# obama a huge success - just look



## Ripon (Dec 22, 2012)

Bombshell Report From The New York Fed Suggests The Labor Market Is Tighter Than People Think - Yahoo Finance

Note the headline, clearely you people don't realize what a huge succses this failure in charge is and if you could only READ like a socialsit liberal then you'd realize its all fine and in fact there is a shortage in labor not unemployment!


----------



## paraquack (Mar 1, 2013)

Are you trying to tell me that the US of A is still in trouble???


----------



## PaulS (Mar 11, 2013)

Nope! no trouble at all - 'til we hit the base of the cliff we are falling from.


----------



## Silverback (Jan 20, 2014)

I am just closing my eyes as I fall, that way nothing will happen.


----------



## Piratesailor (Nov 9, 2012)

Nothing new.. At least to me.


----------



## inceptor (Nov 19, 2012)

PaulS said:


> Nope! no trouble at all - 'til we hit the base of the cliff we are falling from.


Nothing to see here......... move along, move along.


----------



## Deebo (Oct 27, 2012)

Simply put, the employment-to-population ratio did fall sharply and has failed to recover since the recession. However, an estimate of where the employment-to-population ratio should be based on demographic trends shows that the picture is much better than the unadjusted figure suggests.

If that is the case, the labor market may be tighter than the FOMC imagines — which means inflation and wage growth may be closer at hand than it currently forecasts — and the Committee could come under pressure to tighten monetary policy sooner than its current projections dictate.



Sorry, I couldn't even begin to wrap my head around this report. simply put- I couldn't understand any of it. 
"The job market valueation may or may not possibly be impssibly tighter that ever suspected. While at the same time these blue and red graphs impherically show that red and blue make green. Unless I before E except after green. The job-market versus the flow ratio of the mass spectrometer show significantly major small ginormous gains followed by earthshattering pin dropping losses!"
People, whatever you do, just "shut up and pay taxes, do what the good government tells us, and heres a study to show you how great your doing. Now, back to work. Millions of lazy bastards and lying politicians are depending on you working so they dont have to. 
Dismmissed...


----------



## Ripon (Dec 22, 2012)

And that's exactly what a leftist obamite wants you to know.....you aren't smart enough to get it so go to the back of the bus, sit down and shut up.

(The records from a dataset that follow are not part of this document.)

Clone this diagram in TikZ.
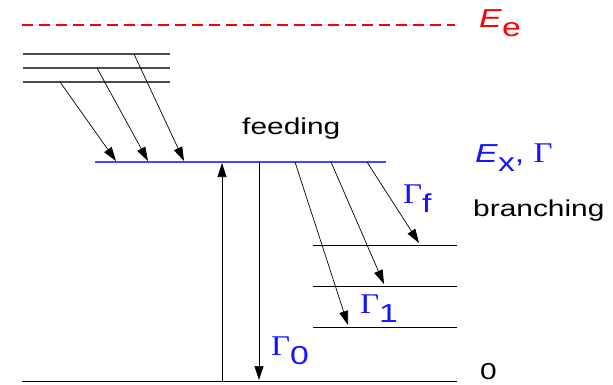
\documentclass[tikz,border=0pt]{standalone}
\usepackage{fontspec}
\setmainfont{Liberation Sans}[FakeStretch=1.3]
\newfontfamily\greekfont{Liberation Serif}[FakeStretch=1.15, Scale=1.1]
\usepackage{xcolor}
\usetikzlibrary{arrows.meta}
\definecolor{levelblue}{RGB}{70,70,255}
\definecolor{labelblue}{RGB}{20,20,255}
\newcommand{\lowsub}[1]{\raisebox{-0.36em}{#1}}
\newcommand{\Gam}{{\greekfont Γ}}

\begin{document}
\begin{tikzpicture}[x=1pt, y=-1pt,
    level/.style={black, line width=1pt},
    upper/.style={black!70, line width=1.4pt},
    state/.style={levelblue, line width=1.2pt},
    escape/.style={draw=red, line width=1.2pt, dash pattern=on 11pt off 6pt},
    gamma/.style={-{Triangle[length=14pt,width=9pt]}, black, line width=0.7pt},
    txt/.style={anchor=base west, inner sep=0pt, font=\fontsize{23}{27}\selectfont},
    lbl/.style={anchor=base west, inner sep=0pt, font=\fontsize{26}{30}\selectfont}
]
\useasboundingbox (0,0) rectangle (613,384);
% levels
\draw[escape] (22,25) -- (455,25);
\draw[upper] (23,54) -- (170,54);
\draw[upper] (23,68) -- (170,68);
\draw[upper] (23,82) -- (170,82);
\draw[state] (95,162) -- (386,162);
\draw[level] (313,245) -- (457,245);
\draw[level] (313,286) -- (457,286);
\draw[level] (313,327) -- (457,327);
\draw[level] (22,381) -- (457,381);
% arrow end points
\coordinate (f1s) at (60,82);   \coordinate (f1e) at (116,161);
\coordinate (f2s) at (97,68);   \coordinate (f2e) at (148,161);
\coordinate (f3s) at (134,54);  \coordinate (f3e) at (184,161);
\coordinate (exc) at (222,381); \coordinate (exe) at (222,163);
\coordinate (g0s) at (259,162); \coordinate (g0e) at (259,380);
\coordinate (b1s) at (295,162); \coordinate (b1e) at (348,325);
\coordinate (b2s) at (331,162); \coordinate (b2e) at (384,284);
\coordinate (b3s) at (367,162); \coordinate (b3e) at (419,243);
% feeding
\draw[gamma] (f1s) -- (f1e);
\draw[gamma] (f2s) -- (f2e);
\draw[gamma] (f3s) -- (f3e);
% excitation and ground-state decay
\draw[gamma] (exc) -- (exe);
\draw[gamma] (g0s) -- (g0e);
% branching
\draw[gamma] (b1s) -- (b1e);
\draw[gamma] (b2s) -- (b2e);
\draw[gamma] (b3s) -- (b3e);
% labels
\node[lbl, red] (ee) at (479,27) {\textit{E}\lowsub{e}};
\node[lbl, labelblue] (ex) at (475,162) {\textit{E}\lowsub{x}, \Gam};
\node[txt] (feed) at (242,134) {feeding};
\node[txt] (branch) at (473,216) {branching};
\node[lbl, labelblue] (gf) at (403,203) {\Gam\lowsub{f}};
\node[lbl, labelblue] (g1) at (360,313) {\Gam\lowsub{1}};
\node[lbl, labelblue] (g0) at (271,355) {\Gam\lowsub{0}};
\node[txt] (zero) at (480,379) {0};
\end{tikzpicture}
\end{document}
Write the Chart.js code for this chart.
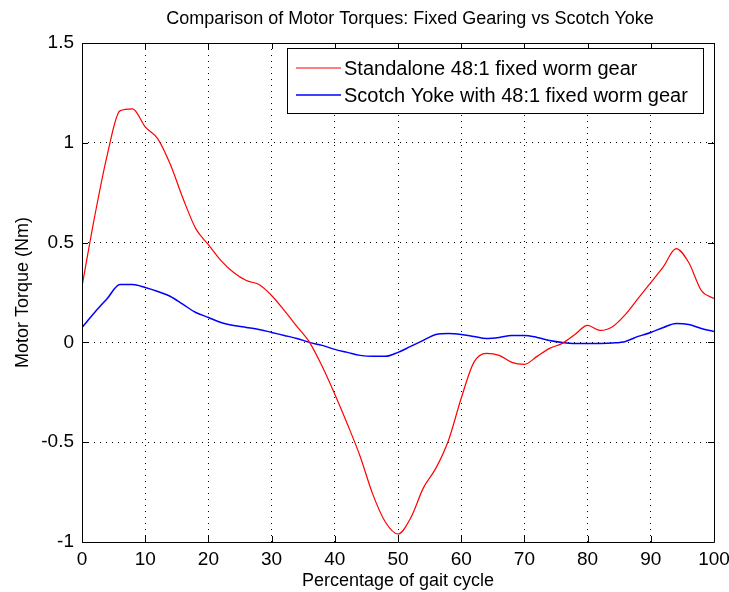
<!DOCTYPE html>
<html>
<head>
<meta charset="utf-8">
<script src="https://cdn.jsdelivr.net/npm/chart.js@4/dist/chart.umd.min.js"></script>
<style>
  html, body { margin: 0; padding: 0; background: #ffffff; }
  #wrap { width: 729px; height: 592px; }
</style>
</head>
<body>
<div id="wrap"><canvas id="grafico"></canvas></div>
<script>
// percentage of gait cycle
var gaitPct = [0, 2, 4, 6, 8, 10, 12, 14, 16, 18, 20, 22, 24, 26, 28, 30, 32, 34, 36, 38, 40,
    42, 44, 46, 48, 50, 52, 54, 56, 58, 60, 62, 64, 66, 68, 70, 72, 74, 76, 78, 80,
    82, 84, 86, 88, 90, 92, 94, 96, 98, 100];

// Standalone 48:1 fixed worm gear (Nm)
var fixedTorque = [0.28, 0.63, 0.94, 1.16, 1.17, 1.08, 1.02, 0.89, 0.72, 0.57, 0.49,
    0.41, 0.35, 0.31, 0.29, 0.235, 0.16, 0.08, 0.0, -0.12, -0.26,
    -0.41, -0.57, -0.76, -0.9, -0.96, -0.88, -0.73, -0.63, -0.49, -0.28,
    -0.1, -0.055, -0.065, -0.1, -0.11, -0.07, -0.03, -0.005, 0.04, 0.085,
    0.06, 0.08, 0.14, 0.22, 0.3, 0.38, 0.47, 0.4, 0.26, 0.22];

// Scotch Yoke with 48:1 fixed worm gear (Nm)
var yokeTorque = [0.075, 0.15, 0.22, 0.29, 0.29, 0.275, 0.255, 0.23, 0.19, 0.15, 0.125,
    0.1, 0.085, 0.075, 0.065, 0.05, 0.035, 0.02, 0.0, -0.015, -0.035,
    -0.05, -0.065, -0.07, -0.07, -0.05, -0.02, 0.01, 0.04, 0.045, 0.04,
    0.03, 0.02, 0.025, 0.035, 0.035, 0.025, 0.01, 0.0, -0.005, -0.005,
    -0.005, -0.003, 0.005, 0.03, 0.05, 0.075, 0.095, 0.09, 0.07, 0.055];

var seriesLabels = ['Standalone 48:1 fixed worm gear', 'Scotch Yoke with 48:1 fixed worm gear'];
var xTicks = [0, 10, 20, 30, 40, 50, 60, 70, 80, 90, 100];
var yTicks = [-1, -0.5, 0, 0.5, 1, 1.5];
var titulo = 'Comparison of Motor Torques: Fixed Gearing vs Scotch Yoke';

var fonte = "'Liberation Sans', Arial, sans-serif";

function pares(ys) {
    return gaitPct.map(function (x, i) { return { x: x, y: ys[i] }; });
}

// MATLAB style box, inward ticks, title and legend
var moldura = {
    id: 'moldura',
    afterDraw: function (chart) {
        var ctx = chart.ctx;
        var a = chart.chartArea;
        var sx = chart.scales.x, sy = chart.scales.y;
        ctx.save();
        ctx.strokeStyle = '#000';
        ctx.lineWidth = 1;
        ctx.setLineDash([]);
        ctx.beginPath();
        ctx.rect(Math.round(a.left) + 0.5, Math.round(a.top) + 0.5,
            Math.round(a.right - a.left), Math.round(a.bottom - a.top));
        xTicks.forEach(function (v) {
            var px = Math.round(sx.getPixelForValue(v)) + 0.5;
            ctx.moveTo(px, a.bottom); ctx.lineTo(px, a.bottom - 6);
            ctx.moveTo(px, a.top); ctx.lineTo(px, a.top + 6);
        });
        yTicks.forEach(function (v) {
            var py = Math.round(sy.getPixelForValue(v)) + 0.5;
            ctx.moveTo(a.left, py); ctx.lineTo(a.left + 6, py);
            ctx.moveTo(a.right, py); ctx.lineTo(a.right - 6, py);
        });
        ctx.stroke();

        // title
        ctx.fillStyle = '#000';
        ctx.font = '18px ' + fonte;
        ctx.textAlign = 'center';
        ctx.textBaseline = 'middle';
        ctx.fillText(titulo, 410, 19);

        // legend
        var lx = 287, ly = 48, lw = 416, lh = 65;
        ctx.fillStyle = '#fff';
        ctx.fillRect(lx, ly, lw, lh);
        ctx.strokeRect(lx + 0.5, ly + 0.5, lw, lh);
        ctx.font = '20px ' + fonte;
        ctx.textAlign = 'left';
        chart.data.datasets.forEach(function (ds, i) {
            var yy = ly + 20 + i * 27;
            ctx.strokeStyle = ds.borderColor;
            ctx.lineWidth = ds.borderWidth;
            ctx.beginPath();
            ctx.moveTo(lx + 9, yy); ctx.lineTo(lx + 54, yy);
            ctx.stroke();
            ctx.fillStyle = '#000';
            ctx.fillText(ds.label, lx + 57, yy + 1);
        });
        ctx.restore();
    }
};

var ctx = document.getElementById('grafico').getContext('2d');
var myChart = new Chart(ctx, {
    type: 'line',
    data: {
        datasets: [{
            label: seriesLabels[0],
            data: pares(fixedTorque),
            borderColor: '#ff0000',
            borderWidth: 1.2,
            pointRadius: 0,
            cubicInterpolationMode: 'monotone'
        }, {
            label: seriesLabels[1],
            data: pares(yokeTorque),
            borderColor: '#0000ff',
            borderWidth: 1.5,
            pointRadius: 0,
            cubicInterpolationMode: 'monotone'
        }]
    },
    options: {
        responsive: true,
        maintainAspectRatio: false,
        animation: false,
        layout: { padding: { top: 43, right: 15, left: 0, bottom: 0 } },
        scales: {
            x: {
                type: 'linear',
                min: 0,
                max: 100,
                afterBuildTicks: function (axis) {
                    axis.ticks = xTicks.map(function (v) { return { value: v }; });
                },
                afterFit: function (axis) {
                    axis.height = 50;
                    axis.paddingLeft = 0;
                    axis.paddingRight = 0;
                },
                ticks: {
                    font: { family: fonte, size: 19 },
                    color: '#000',
                    padding: 6,
                    maxRotation: 0,
                    callback: function (value) { return String(value); }
                },
                grid: { color: '#000', lineWidth: 1, drawTicks: false },
                border: { display: false, dash: [1, 5] },
                title: {
                    display: true,
                    text: 'Percentage of gait cycle',
                    font: { family: fonte, size: 18 },
                    color: '#000',
                    padding: { top: 0, bottom: 0 }
                }
            },
            y: {
                type: 'linear',
                min: -1,
                max: 1.5,
                afterBuildTicks: function (axis) {
                    axis.ticks = yTicks.map(function (v) { return { value: v }; });
                },
                afterFit: function (axis) {
                    axis.width = 82;
                    axis.paddingTop = 0;
                    axis.paddingBottom = 0;
                },
                ticks: {
                    font: { family: fonte, size: 19 },
                    color: '#000',
                    padding: 8,
                    callback: function (value) { return String(value); }
                },
                grid: { color: '#000', lineWidth: 1, drawTicks: false },
                border: { display: false, dash: [1, 5] },
                title: {
                    display: true,
                    text: 'Motor Torque (Nm)',
                    font: { family: fonte, size: 18 },
                    color: '#000',
                    padding: { top: 12, bottom: 0 }
                }
            }
        },
        plugins: {
            legend: { display: false },
            tooltip: { enabled: false },
            title: { display: false }
        }
    },
    plugins: [moldura]
});
</script>
</body>
</html>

You put it ideally. Common sense is all anyone needs but elitist leftist would be destroyed if common sense was applied so they grow more dismissive each day and will play with their numbers in any way possible to discredit you, me, and common sense.,



Deebo said:


> Simply put, the employment-to-population ratio did fall sharply and has failed to recover since the recession. However, an estimate of where the employment-to-population ratio should be based on demographic trends shows that the picture is much better than the unadjusted figure suggests.
> 
> If that is the case, the labor market may be tighter than the FOMC imagines - which means inflation and wage growth may be closer at hand than it currently forecasts - and the Committee could come under pressure to tighten monetary policy sooner than its current projections dictate.
> 
> ...


----------



## Deebo (Oct 27, 2012)

Kool, I thought maybe watching Will vidoe's had fried my brains to incoherent mush.


----------



## Deebo (Oct 27, 2012)

See, i cant even spell corektli nhow


----------



## budgetprepp-n (Apr 7, 2013)

Ok if the unemployment Rate is 6.5% Does that mean that 93.5% of America is working? 

Anyone have a bridge for sale? I need one


----------



## PaulS (Mar 11, 2013)

Well, lets see; 1.2 million just lost their unemployment benefits - I suppose they all got jobs right away.... NOT!


----------



## rice paddy daddy (Jul 17, 2012)

CBO is reporting right now that Obamacare will cost 2.3 million jobs. Front page on the sites of CBS, NBC, ABC, Fox News, USA Today at this very moment.
But NOT CNN. not a peep from them.
Interesting.


----------



## paraquack (Mar 1, 2013)

Pay no attention to the man behind the TV news set.


----------



## Ripon (Dec 22, 2012)

No jobs, but what do you bet they aren't counted as unemployed either. I am looking foreward to their explanation of the next unemployment announcement.



PaulS said:


> Well, lets see; 1.2 million just lost their unemployment benefits - I suppose they all got jobs right away.... NOT!


----------



## Ripon (Dec 22, 2012)

Its funny I know this story has been picked up by a variety of major newspapers, but each has a different take on the subject - shocking.



rice paddy daddy said:


> CBO is reporting right now that Obamacare will cost 2.3 million jobs. Front page on the sites of CBS, NBC, ABC, Fox News, USA Today at this very moment.
> But NOT CNN. not a peep from them.
> Interesting.


----------



## rice paddy daddy (Jul 17, 2012)

Ripon said:


> Its funny I know this story has been picked up by a variety of major newspapers, but each has a different take on the subject - shocking.


I just find it amazing that news outlets other than Fox News dare to print anything negative about their messiah.


----------